Eugène fit claquer ses doigts et se mit à rire. « Voyons, reprit-il, puisqu’il n’y a pas moyen de faire autrement, nous allons partager le mandat, et vous reconduire chez vous, mister Aaron d’un côté, et moi de l’autre. »
Il connaissait le pouvoir qu’il avait sur elle, et savait bien qu’elle n’exigerait pas qu’il s’éloignât. Il savait, qu’ayant des craintes à son égard, elle serait inquiète si elle le perdait de vue ; car, en dépit de sa légèreté et de sa nonchalance, il savait tout ce qu’il voulait savoir de ce qu’elle pouvait penser et sentir.
Si joyeux auprès d’elle, si indifférent au péril, si dévoué, alors qu’elle ne trouvait qu’ingratitude dans sa propre famille ; tellement supérieur par son esprit, son calme et son aisance, à l’être guindé, sombre et violent qui la poursuivait, au frère égoïste et brutal qui l’avait reniée, quel immense avantage, quelle influence entraînante n’avait-il pas en ce moment ! Ajoutez à cela qu’elle venait, pauvre fille ! de l’entendre vilipender à propos d’elle ; qu’elle avait souffert à cause de lui ; et vous comprendrez que le sérieux qu’il mêlait à ses paroles insouciantes, comme pour lui montrer que celles-ci n’avaient d’autre but que de la distraire ; vous comprendrez que son plus léger attouchement, son moindre regard, sa seule présence au fond de ces rues obscures, que tout cela fût pour elle comme le rayonnement d’un monde enchanté, aux abords défendus par la haine, la jalousie, la colère, par toutes les passions mauvaises, qui, ne pouvant en supporter l’éclat, devaient naturellement l’attaquer et le maudire.

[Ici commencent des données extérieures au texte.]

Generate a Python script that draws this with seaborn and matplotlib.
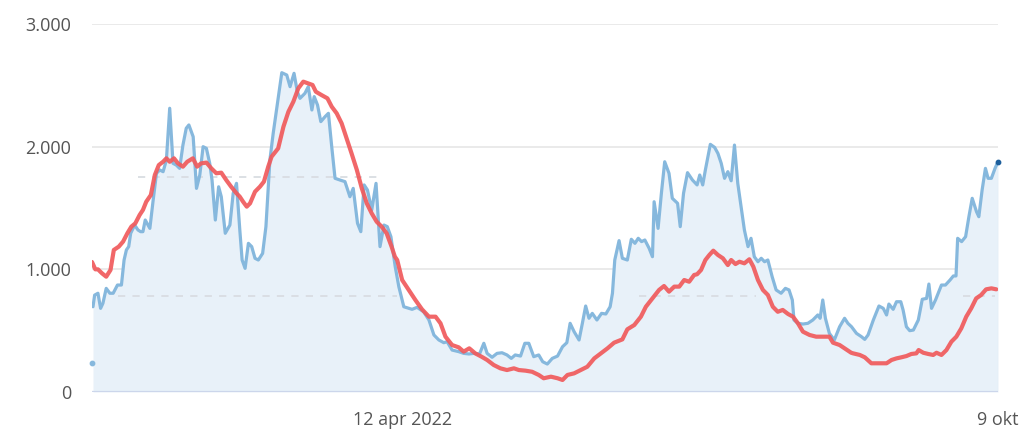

Il ne fut plus question de s’arrêter chez l’Israélite, et le petit groupe se dirigea vers Smith’s Square. Un peu avant de gagner sa demeure, Lizzie dit adieu au gentleman et au Juif, et rentra seule chez elle.
« Merci, mister Aaron, dit alors Eugène, merci mille fois de votre compagnie ; il ne me reste plus qu’à vous quitter, et je le regrette.
— Je vous souhaite le bonsoir, monsieur, répondit le vieillard, et désirerais vous voir moins insouciant.
— Je vous souhaite le bonsoir, reprit Eugène, et désirerais vous voir un peu moins soucieux. »
Mais lorsqu’il eut fini de jouer son rôle, et qu’ayant tourné le dos au Juif, il eut quitté la scène, il parut à son tour avoir de graves soucis. « Quelles étaient donc les questions de Lightwood ? murmura-t-il. Ne demandait-il pas ce qui allait arriver, ce que j’allais faire, où tout cela me conduirait ? Nous allons bientôt le savoir. » Et il poussa un profond soupir.
Une heure après, ce soupir fut répété comme par un écho, lorsque Riah, qui s’était assis dans un coin, en face de la maison de Jenny Wren, se leva et reprit sa marche résignée, glissant par les rues, dans son costume antique, semblable au fantôme d’une époque évanouie.